Die zwei Gesichter des FC Bayern: Hübsch und erfolgreich in der Champions League, eher unattraktiv und kränkelnd in der Bundesliga. Die AZ erklärt, woran das liegt.
MÜNCHEN Allein dieses Gefühl. In den Zeitungen, im Videotext, online sowieso überall: Da ist eine Tabelle und da steht: 1.: FC Bayern. Auch wenn es nur vier Mannschaften sind, die sich in der Champions-League-Vorrunde duellierten, die Bayern sind oben. Ein gutes Gefühl, die anderen müssen aufschauen. Die gute, alte Bayern-Perspektive. Man blickt auf die anderen von oben herab.
Sechs Spiele, fünf Siege – eine beinahe makellose Bilanz. Die Bayern sind nach dem 3:0 vom Mittwoch gegen den FC Basel: Gruppensieger, Rekordpunkteausbeute-Erzieler, Rekordtorekonto-Ersteller, Millioneneinnahmen-Erspieler und Achtelfinalrückspielheimvorteilgenießer. Auf den Punkt gebracht von Louis van Gaal: „Ich bin sehr zufrieden: Wir waren nicht in der schwersten Gruppe. Es schaut einfach aus, war aber nicht so. Fünf Siege – das haben nicht viele Mannschaften geschafft. Ich denke, dass das gut ist. Es kann kaum besser sein.“ Es ist ja gut.
Das ist die eine Seite des FC Bayern, das eine Gesicht: Königsklasse macht Champions-Gesicht. Heiter bis strahlend. Das andere Gesicht: die Bundesliga. Finster, finster.

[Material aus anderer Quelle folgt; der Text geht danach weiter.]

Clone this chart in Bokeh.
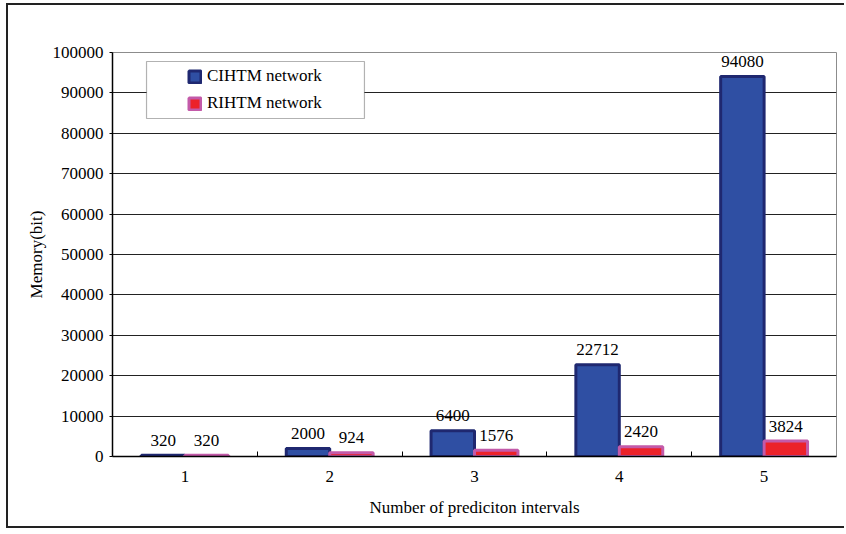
from bokeh.plotting import figure
from bokeh.models import (ColumnDataSource, FixedTicker, Legend, LegendItem,
                          BoxAnnotation, Range1d)
from bokeh.core.properties import value
from bokeh.transform import dodge
from bokeh.embed import file_html
from bokeh.resources import INLINE

# Memory needed by each network for a given number of prediction intervals
intervals = [1, 2, 3, 4, 5]
cihtm_bits = [320, 2000, 6400, 22712, 94080]
rihtm_bits = [320, 924, 1576, 2420, 3824]
y_ticks = [0, 10000, 20000, 30000, 40000, 50000, 60000, 70000, 80000, 90000, 100000]

FONT = "Liberation Serif"

src = ColumnDataSource(dict(
    x=intervals,
    cihtm=cihtm_bits,
    rihtm=rihtm_bits,
    cihtm_txt=[str(v) for v in cihtm_bits],
    rihtm_txt=[str(v) for v in rihtm_bits],
))

p = figure(width=838, height=525, output_backend="svg", toolbar_location=None,
           x_range=Range1d(0.5, 5.5), y_range=Range1d(0, 100000),
           min_border_left=104, min_border_right=10,
           min_border_top=47, min_border_bottom=74)

# frame drawn on the left, top and bottom of the chart
p.styles = {
    "margin-left": "6px",
    "margin-top": "3px",
    "border-left": "2px solid #222222",
    "border-top": "2px solid #222222",
    "border-bottom": "2px solid #222222",
}

p.background_fill_color = "white"
p.border_fill_color = "white"
p.outline_line_color = "#8c8c8c"
p.outline_line_width = 1

# bars
bw = 0.3
blue = p.vbar(x=dodge("x", -bw / 2, range=p.x_range), top="cihtm", width=bw,
              source=src, fill_color="#2f4fa3", line_color="#1f2870", line_width=3)
red = p.vbar(x=dodge("x", bw / 2, range=p.x_range), top="rihtm", width=bw,
             source=src, fill_color="#ec2229", line_color="#c35aa9", line_width=3)

# value labels above each bar
p.text(x=dodge("x", -bw / 2, range=p.x_range), y="cihtm", text="cihtm_txt", source=src,
       text_align="center", text_baseline="alphabetic", y_offset=-15,
       text_font=value(FONT), text_font_size="17px", text_color="black")
p.text(x=dodge("x", bw / 2, range=p.x_range), y="rihtm", text="rihtm_txt", source=src,
       text_align="center", text_baseline="alphabetic", y_offset=-15,
       text_font=value(FONT), text_font_size="17px", text_color="black")

# axes
p.xaxis.ticker = FixedTicker(ticks=intervals, minor_ticks=[1.5, 2.5, 3.5, 4.5])
p.xaxis.major_tick_in = 0
p.xaxis.major_tick_out = 0
p.xaxis.minor_tick_in = 5
p.xaxis.minor_tick_out = 0
p.xaxis.minor_tick_line_color = "black"
p.xaxis.major_label_standoff = 14
p.xaxis.axis_label = "Number of prediciton intervals"
p.xaxis.axis_label_standoff = 13

p.yaxis.ticker = FixedTicker(ticks=y_ticks)
p.yaxis.minor_tick_line_color = None
p.yaxis.major_tick_in = 0
p.yaxis.major_tick_out = 3
p.yaxis.major_label_standoff = 6
p.yaxis.axis_label = "Memory(bit)"
p.yaxis.axis_label_standoff = 4
p.yaxis.formatter.use_scientific = False

for ax in (p.xaxis, p.yaxis):
    ax.axis_line_color = "black"
    ax.axis_line_width = 1.5
    ax.major_tick_line_color = "black"
    ax.major_label_text_font = FONT
    ax.major_label_text_font_size = "17px"
    ax.major_label_text_color = "black"
    ax.axis_label_text_font = FONT
    ax.axis_label_text_font_size = "17px"
    ax.axis_label_text_font_style = "normal"
    ax.axis_label_text_color = "black"

p.xgrid.grid_line_color = None
p.ygrid.grid_line_color = "#222222"
p.ygrid.grid_line_width = 1

# legend frame
p.add_layout(BoxAnnotation(left=0.735, right=2.24, bottom=83660, top=97770,
                           fill_color="white", fill_alpha=1,
                           line_color="black", line_width=1.2))

legend = Legend(items=[LegendItem(label="CIHTM network", renderers=[blue]),
                       LegendItem(label="RIHTM network", renderers=[red])],
                location=(75, 343), padding=0, margin=0, spacing=7,
                glyph_width=15, glyph_height=15, label_height=20,
                label_standoff=5, border_line_color=None,
                background_fill_alpha=0,
                label_text_font=FONT, label_text_font_size="17px",
                label_text_color="black")
p.add_layout(legend, "center")

open("out.html", "w").write(file_html(p, INLINE))
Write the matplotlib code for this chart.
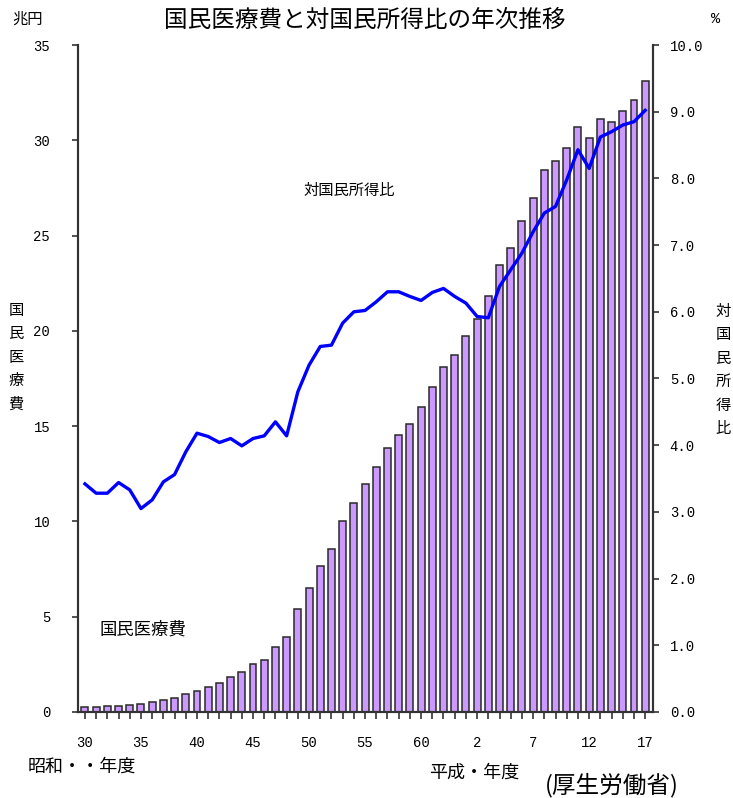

Eine Frage der Gegner? Nur Zufall? Was dahinter steckt?
Der Reiz:
Es liegt was in der Luft an diesen Abenden. Der Europacup-Flair, die Champions-Hymne. Selbst eine Partie gegen die Schweizer, in denen es für die Bayern nur um Ehre und Anstand ging, zogen die Profis konzentriert durch. Die Wunde Inter, zugezogen am 23. Mai 2010 in Madrid beim 0:2 gegen die Italiener, treibt weiter an. Das Finale kommenden Mai in Wembley ist das große Ziel – da wäre der verlorene Meistertitel locker zu verschmerzen. „Das sind die Festtage des Fußballs“, sagte Philipp Lahm, „die muss man sich erarbeiten und kann es dann genießen.“ Da wird die Bundesliga zum schnöden Alltag. Die Schale hat ohnehin jeder aus dem Kader schon einmal in Händen gehalten.
Die Wahrnehmung:
Es ist kurios, aber Vorrunden-Gegner wie Basel, Cluj und Rom schauen zu den Bayern auf, da sind die furchterregend-glücklichen Auftritte der Vorsaison noch im Hinterkopf. Der FC Bayern ist in Europa eine Marke, keiner der möglichen sieben Achtelfinal-Gegner (siehe Kasten) wird bei einem Zusammentreffen frohlocken. Anders in der Bundesliga: Kaiserslautern, Mainz, Dortmund und zuletzt Schalke haben es vorgemacht, wie man den Bayern den Schneid abkaufen kann. Ein tapsiger Meister als Tabellen-Siebter macht keinem wirklich Angst.
Die Lockerheit:
Okay, ab dem Achtelfinale beginnt das K.o.-System – dennoch: hier greift das Vertrauen in die eigenen Stärken, in die Fähigkeit, auf Knopfdruck Spiele zu drehen. „Wir wissen um unsere Situation, deshalb sind wir zum Siegen verdammt“, sagte Sportdirektor Christian Nerlinger und sprach damit von der Situation in der Bundesliga. Hier hat man sich größtmöglichen Druck durch den immensen Rückstand auferlegt, zwei Siege am Samstag gegen St. Pauli und eine Woche später in Stuttgart sind „ein Muss“ (van Gaal) vor Beginn der Weihnachtsferien.
Das Erreichen der Champions League in der jeweils nächsten Saison ist im Grunde in der Vereinssatzung verpflichtend vorgeschrieben. Ein Scheitern wäre ein dunkler Fleck.